> **WHAT IS NEEDED**: Copy out the whole listing exactly as written, leaving the pictures behind.

—————

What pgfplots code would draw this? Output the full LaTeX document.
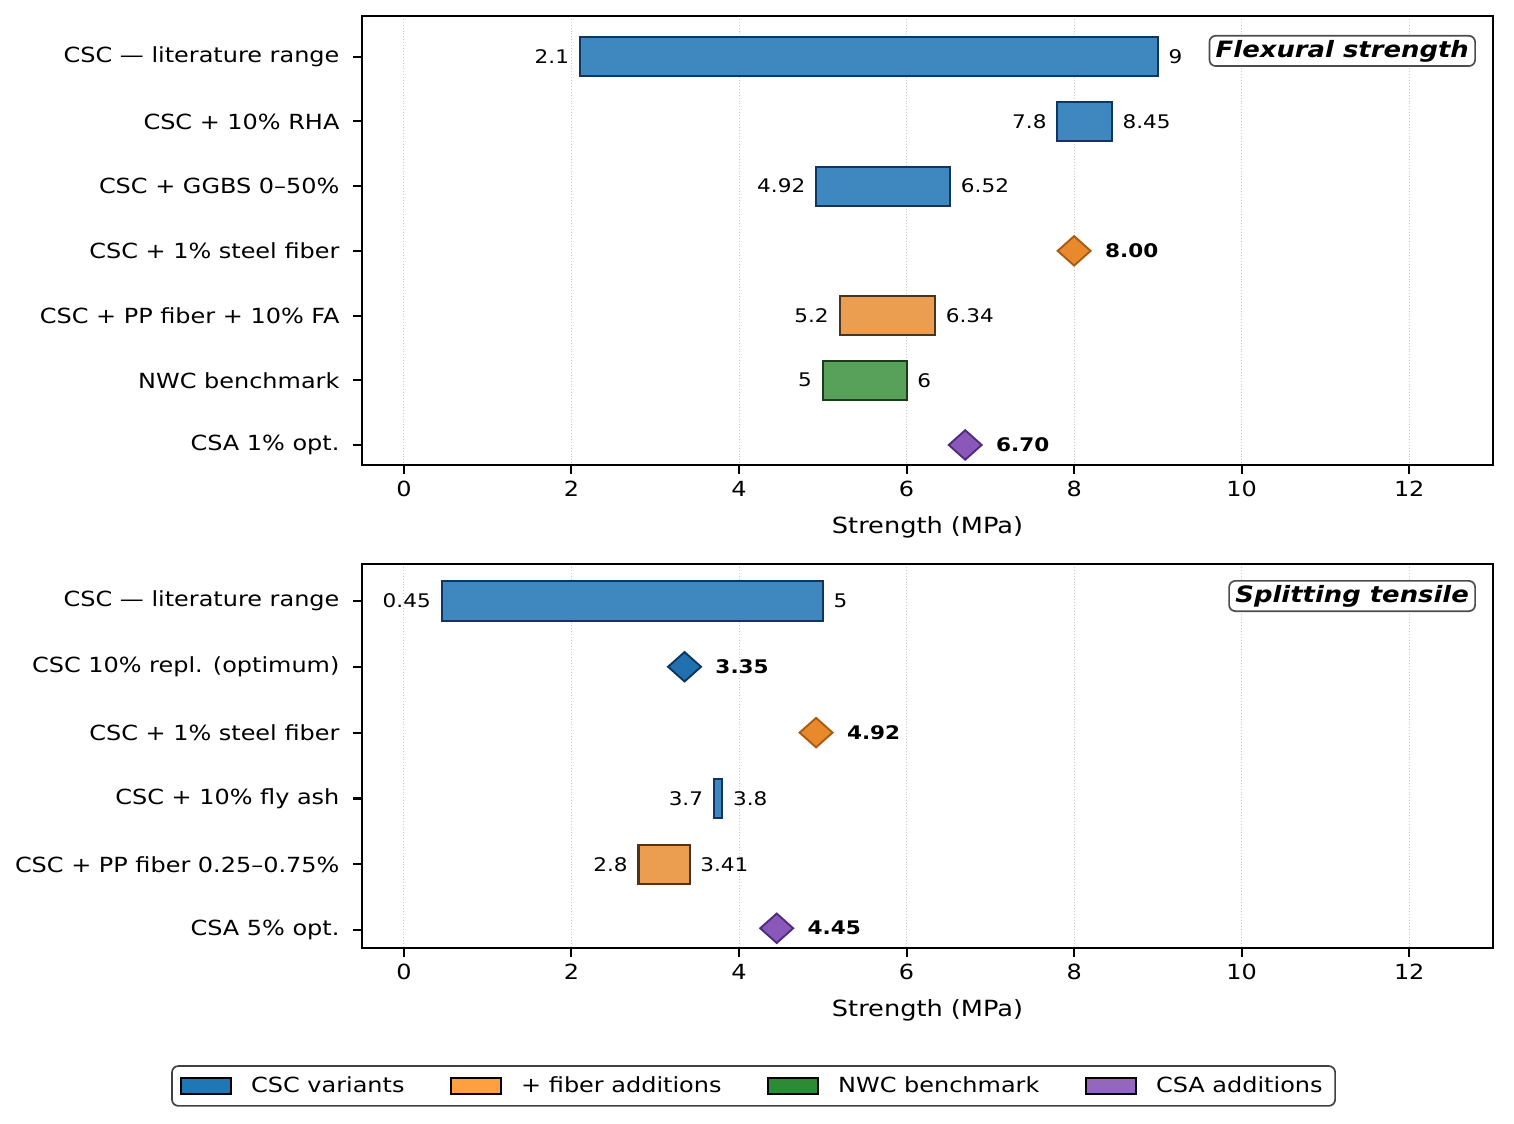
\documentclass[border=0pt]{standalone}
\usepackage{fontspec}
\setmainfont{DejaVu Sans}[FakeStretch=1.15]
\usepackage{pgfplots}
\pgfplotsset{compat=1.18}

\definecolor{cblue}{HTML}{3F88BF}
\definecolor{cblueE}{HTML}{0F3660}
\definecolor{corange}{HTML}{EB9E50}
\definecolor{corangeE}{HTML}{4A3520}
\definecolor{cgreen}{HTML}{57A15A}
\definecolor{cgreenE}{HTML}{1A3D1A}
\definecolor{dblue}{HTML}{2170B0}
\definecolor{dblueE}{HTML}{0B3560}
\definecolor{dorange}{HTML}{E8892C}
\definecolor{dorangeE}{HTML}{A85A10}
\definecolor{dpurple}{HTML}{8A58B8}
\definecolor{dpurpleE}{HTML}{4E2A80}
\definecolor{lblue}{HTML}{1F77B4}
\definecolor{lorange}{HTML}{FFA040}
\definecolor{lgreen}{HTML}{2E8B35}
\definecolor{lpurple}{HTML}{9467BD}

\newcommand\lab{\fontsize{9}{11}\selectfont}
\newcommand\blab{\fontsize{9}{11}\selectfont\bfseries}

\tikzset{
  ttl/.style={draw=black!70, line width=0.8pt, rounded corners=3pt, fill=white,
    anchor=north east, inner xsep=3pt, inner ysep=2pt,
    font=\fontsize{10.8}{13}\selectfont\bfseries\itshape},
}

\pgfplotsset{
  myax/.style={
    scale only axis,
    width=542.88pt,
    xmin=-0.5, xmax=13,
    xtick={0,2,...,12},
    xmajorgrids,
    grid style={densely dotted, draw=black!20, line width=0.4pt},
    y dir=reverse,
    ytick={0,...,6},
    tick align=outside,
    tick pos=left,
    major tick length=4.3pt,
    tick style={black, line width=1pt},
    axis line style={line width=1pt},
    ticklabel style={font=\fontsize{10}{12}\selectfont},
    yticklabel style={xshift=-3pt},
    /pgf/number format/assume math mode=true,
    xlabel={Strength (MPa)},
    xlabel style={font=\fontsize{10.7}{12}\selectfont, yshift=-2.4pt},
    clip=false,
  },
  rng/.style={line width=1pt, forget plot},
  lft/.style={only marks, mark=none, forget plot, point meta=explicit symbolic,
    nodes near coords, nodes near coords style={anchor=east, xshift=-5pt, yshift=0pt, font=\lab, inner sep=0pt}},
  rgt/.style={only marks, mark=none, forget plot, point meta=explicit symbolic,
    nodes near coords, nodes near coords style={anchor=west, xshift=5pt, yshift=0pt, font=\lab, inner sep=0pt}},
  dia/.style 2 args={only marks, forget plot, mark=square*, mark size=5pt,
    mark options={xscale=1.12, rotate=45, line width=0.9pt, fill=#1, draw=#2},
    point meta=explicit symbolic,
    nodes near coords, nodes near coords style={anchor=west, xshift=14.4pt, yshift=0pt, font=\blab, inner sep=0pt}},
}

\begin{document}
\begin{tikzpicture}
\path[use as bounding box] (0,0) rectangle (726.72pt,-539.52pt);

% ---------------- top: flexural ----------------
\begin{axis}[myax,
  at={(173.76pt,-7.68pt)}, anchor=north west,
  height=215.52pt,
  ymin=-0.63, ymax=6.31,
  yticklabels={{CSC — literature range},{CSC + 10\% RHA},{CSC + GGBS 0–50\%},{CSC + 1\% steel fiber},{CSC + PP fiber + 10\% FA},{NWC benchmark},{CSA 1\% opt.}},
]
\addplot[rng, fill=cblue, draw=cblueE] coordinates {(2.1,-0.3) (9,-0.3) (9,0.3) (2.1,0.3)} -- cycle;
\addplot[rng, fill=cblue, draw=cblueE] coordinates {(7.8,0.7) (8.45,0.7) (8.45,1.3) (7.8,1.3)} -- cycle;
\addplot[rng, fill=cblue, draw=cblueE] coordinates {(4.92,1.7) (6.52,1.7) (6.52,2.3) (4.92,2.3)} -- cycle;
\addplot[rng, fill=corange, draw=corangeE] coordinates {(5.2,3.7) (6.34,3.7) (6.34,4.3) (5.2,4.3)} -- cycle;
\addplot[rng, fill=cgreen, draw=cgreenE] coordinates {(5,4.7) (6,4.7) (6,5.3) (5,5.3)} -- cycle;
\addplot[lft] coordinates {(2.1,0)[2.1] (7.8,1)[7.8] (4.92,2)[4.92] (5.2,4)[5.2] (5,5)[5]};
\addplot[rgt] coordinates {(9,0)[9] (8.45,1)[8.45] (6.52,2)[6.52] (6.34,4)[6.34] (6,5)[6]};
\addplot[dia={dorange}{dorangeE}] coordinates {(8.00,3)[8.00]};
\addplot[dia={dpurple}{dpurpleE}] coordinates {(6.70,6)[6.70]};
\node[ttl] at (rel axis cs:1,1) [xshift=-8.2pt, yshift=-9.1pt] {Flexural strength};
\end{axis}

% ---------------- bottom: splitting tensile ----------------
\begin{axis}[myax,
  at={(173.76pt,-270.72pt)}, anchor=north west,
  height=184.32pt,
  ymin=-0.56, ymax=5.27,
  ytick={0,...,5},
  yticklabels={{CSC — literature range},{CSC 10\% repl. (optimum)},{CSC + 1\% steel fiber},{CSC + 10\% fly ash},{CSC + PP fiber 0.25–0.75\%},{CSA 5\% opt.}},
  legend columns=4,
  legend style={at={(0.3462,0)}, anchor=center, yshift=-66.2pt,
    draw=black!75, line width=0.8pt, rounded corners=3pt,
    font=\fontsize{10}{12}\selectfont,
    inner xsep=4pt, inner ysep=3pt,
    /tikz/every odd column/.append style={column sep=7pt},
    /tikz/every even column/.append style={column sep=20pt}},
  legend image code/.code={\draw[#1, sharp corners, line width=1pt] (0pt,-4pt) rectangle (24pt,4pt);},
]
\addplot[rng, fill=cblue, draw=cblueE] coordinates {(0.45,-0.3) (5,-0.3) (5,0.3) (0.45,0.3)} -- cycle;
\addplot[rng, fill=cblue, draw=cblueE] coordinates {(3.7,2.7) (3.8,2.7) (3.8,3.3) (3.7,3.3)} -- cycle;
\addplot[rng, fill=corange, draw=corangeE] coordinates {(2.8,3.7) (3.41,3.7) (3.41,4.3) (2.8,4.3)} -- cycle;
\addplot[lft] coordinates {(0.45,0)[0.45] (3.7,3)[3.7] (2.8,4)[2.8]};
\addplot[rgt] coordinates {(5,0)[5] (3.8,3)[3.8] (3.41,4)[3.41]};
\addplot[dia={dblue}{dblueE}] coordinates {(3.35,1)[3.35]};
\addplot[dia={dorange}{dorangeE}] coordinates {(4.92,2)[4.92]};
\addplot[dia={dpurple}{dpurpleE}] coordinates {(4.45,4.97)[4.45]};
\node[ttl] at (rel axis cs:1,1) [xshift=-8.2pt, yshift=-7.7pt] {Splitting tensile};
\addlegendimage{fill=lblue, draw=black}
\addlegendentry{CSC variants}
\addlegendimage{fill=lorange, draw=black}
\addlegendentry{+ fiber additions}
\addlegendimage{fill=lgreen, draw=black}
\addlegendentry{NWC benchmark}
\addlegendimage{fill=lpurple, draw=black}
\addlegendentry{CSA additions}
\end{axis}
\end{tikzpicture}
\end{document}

—————

> **FINAL RESULT**:
What pgfplots code would draw this? Output the full LaTeX document.
\documentclass[border=0pt]{standalone}
\usepackage{fontspec}
\setmainfont{DejaVu Sans}[FakeStretch=1.15]
\usepackage{pgfplots}
\pgfplotsset{compat=1.18}

\definecolor{cblue}{HTML}{3F88BF}
\definecolor{cblueE}{HTML}{0F3660}
\definecolor{corange}{HTML}{EB9E50}
\definecolor{corangeE}{HTML}{4A3520}
\definecolor{cgreen}{HTML}{57A15A}
\definecolor{cgreenE}{HTML}{1A3D1A}
\definecolor{dblue}{HTML}{2170B0}
\definecolor{dblueE}{HTML}{0B3560}
\definecolor{dorange}{HTML}{E8892C}
\definecolor{dorangeE}{HTML}{A85A10}
\definecolor{dpurple}{HTML}{8A58B8}
\definecolor{dpurpleE}{HTML}{4E2A80}
\definecolor{lblue}{HTML}{1F77B4}
\definecolor{lorange}{HTML}{FFA040}
\definecolor{lgreen}{HTML}{2E8B35}
\definecolor{lpurple}{HTML}{9467BD}

\newcommand\lab{\fontsize{9}{11}\selectfont}
\newcommand\blab{\fontsize{9}{11}\selectfont\bfseries}

\tikzset{
  ttl/.style={draw=black!70, line width=0.8pt, rounded corners=3pt, fill=white,
    anchor=north east, inner xsep=3pt, inner ysep=2pt,
    font=\fontsize{10.8}{13}\selectfont\bfseries\itshape},
}

\pgfplotsset{
  myax/.style={
    scale only axis,
    width=542.88pt,
    xmin=-0.5, xmax=13,
    xtick={0,2,...,12},
    xmajorgrids,
    grid style={densely dotted, draw=black!20, line width=0.4pt},
    y dir=reverse,
    ytick={0,...,6},
    tick align=outside,
    tick pos=left,
    major tick length=4.3pt,
    tick style={black, line width=1pt},
    axis line style={line width=1pt},
    ticklabel style={font=\fontsize{10}{12}\selectfont},
    yticklabel style={xshift=-3pt},
    /pgf/number format/assume math mode=true,
    xlabel={Strength (MPa)},
    xlabel style={font=\fontsize{10.7}{12}\selectfont, yshift=-2.4pt},
    clip=false,
  },
  rng/.style={line width=1pt, forget plot},
  lft/.style={only marks, mark=none, forget plot, point meta=explicit symbolic,
    nodes near coords, nodes near coords style={anchor=east, xshift=-5pt, yshift=0pt, font=\lab, inner sep=0pt}},
  rgt/.style={only marks, mark=none, forget plot, point meta=explicit symbolic,
    nodes near coords, nodes near coords style={anchor=west, xshift=5pt, yshift=0pt, font=\lab, inner sep=0pt}},
  dia/.style 2 args={only marks, forget plot, mark=square*, mark size=5pt,
    mark options={xscale=1.12, rotate=45, line width=0.9pt, fill=#1, draw=#2},
    point meta=explicit symbolic,
    nodes near coords, nodes near coords style={anchor=west, xshift=14.4pt, yshift=0pt, font=\blab, inner sep=0pt}},
}

\begin{document}
\begin{tikzpicture}
\path[use as bounding box] (0,0) rectangle (726.72pt,-539.52pt);

% ---------------- top: flexural ----------------
\begin{axis}[myax,
  at={(173.76pt,-7.68pt)}, anchor=north west,
  height=215.52pt,
  ymin=-0.63, ymax=6.31,
  yticklabels={{CSC — literature range},{CSC + 10\% RHA},{CSC + GGBS 0–50\%},{CSC + 1\% steel fiber},{CSC + PP fiber + 10\% FA},{NWC benchmark},{CSA 1\% opt.}},
]
\addplot[rng, fill=cblue, draw=cblueE] coordinates {(2.1,-0.3) (9,-0.3) (9,0.3) (2.1,0.3)} -- cycle;
\addplot[rng, fill=cblue, draw=cblueE] coordinates {(7.8,0.7) (8.45,0.7) (8.45,1.3) (7.8,1.3)} -- cycle;
\addplot[rng, fill=cblue, draw=cblueE] coordinates {(4.92,1.7) (6.52,1.7) (6.52,2.3) (4.92,2.3)} -- cycle;
\addplot[rng, fill=corange, draw=corangeE] coordinates {(5.2,3.7) (6.34,3.7) (6.34,4.3) (5.2,4.3)} -- cycle;
\addplot[rng, fill=cgreen, draw=cgreenE] coordinates {(5,4.7) (6,4.7) (6,5.3) (5,5.3)} -- cycle;
\addplot[lft] coordinates {(2.1,0)[2.1] (7.8,1)[7.8] (4.92,2)[4.92] (5.2,4)[5.2] (5,5)[5]};
\addplot[rgt] coordinates {(9,0)[9] (8.45,1)[8.45] (6.52,2)[6.52] (6.34,4)[6.34] (6,5)[6]};
\addplot[dia={dorange}{dorangeE}] coordinates {(8.00,3)[8.00]};
\addplot[dia={dpurple}{dpurpleE}] coordinates {(6.70,6)[6.70]};
\node[ttl] at (rel axis cs:1,1) [xshift=-8.2pt, yshift=-9.1pt] {Flexural strength};
\end{axis}

% ---------------- bottom: splitting tensile ----------------
\begin{axis}[myax,
  at={(173.76pt,-270.72pt)}, anchor=north west,
  height=184.32pt,
  ymin=-0.56, ymax=5.27,
  ytick={0,...,5},
  yticklabels={{CSC — literature range},{CSC 10\% repl. (optimum)},{CSC + 1\% steel fiber},{CSC + 10\% fly ash},{CSC + PP fiber 0.25–0.75\%},{CSA 5\% opt.}},
  legend columns=4,
  legend style={at={(0.3462,0)}, anchor=center, yshift=-66.2pt,
    draw=black!75, line width=0.8pt, rounded corners=3pt,
    font=\fontsize{10}{12}\selectfont,
    inner xsep=4pt, inner ysep=3pt,
    /tikz/every odd column/.append style={column sep=7pt},
    /tikz/every even column/.append style={column sep=20pt}},
  legend image code/.code={\draw[#1, sharp corners, line width=1pt] (0pt,-4pt) rectangle (24pt,4pt);},
]
\addplot[rng, fill=cblue, draw=cblueE] coordinates {(0.45,-0.3) (5,-0.3) (5,0.3) (0.45,0.3)} -- cycle;
\addplot[rng, fill=cblue, draw=cblueE] coordinates {(3.7,2.7) (3.8,2.7) (3.8,3.3) (3.7,3.3)} -- cycle;
\addplot[rng, fill=corange, draw=corangeE] coordinates {(2.8,3.7) (3.41,3.7) (3.41,4.3) (2.8,4.3)} -- cycle;
\addplot[lft] coordinates {(0.45,0)[0.45] (3.7,3)[3.7] (2.8,4)[2.8]};
\addplot[rgt] coordinates {(5,0)[5] (3.8,3)[3.8] (3.41,4)[3.41]};
\addplot[dia={dblue}{dblueE}] coordinates {(3.35,1)[3.35]};
\addplot[dia={dorange}{dorangeE}] coordinates {(4.92,2)[4.92]};
\addplot[dia={dpurple}{dpurpleE}] coordinates {(4.45,4.97)[4.45]};
\node[ttl] at (rel axis cs:1,1) [xshift=-8.2pt, yshift=-7.7pt] {Splitting tensile};
\addlegendimage{fill=lblue, draw=black}
\addlegendentry{CSC variants}
\addlegendimage{fill=lorange, draw=black}
\addlegendentry{+ fiber additions}
\addlegendimage{fill=lgreen, draw=black}
\addlegendentry{NWC benchmark}
\addlegendimage{fill=lpurple, draw=black}
\addlegendentry{CSA additions}
\end{axis}
\end{tikzpicture}
\end{document}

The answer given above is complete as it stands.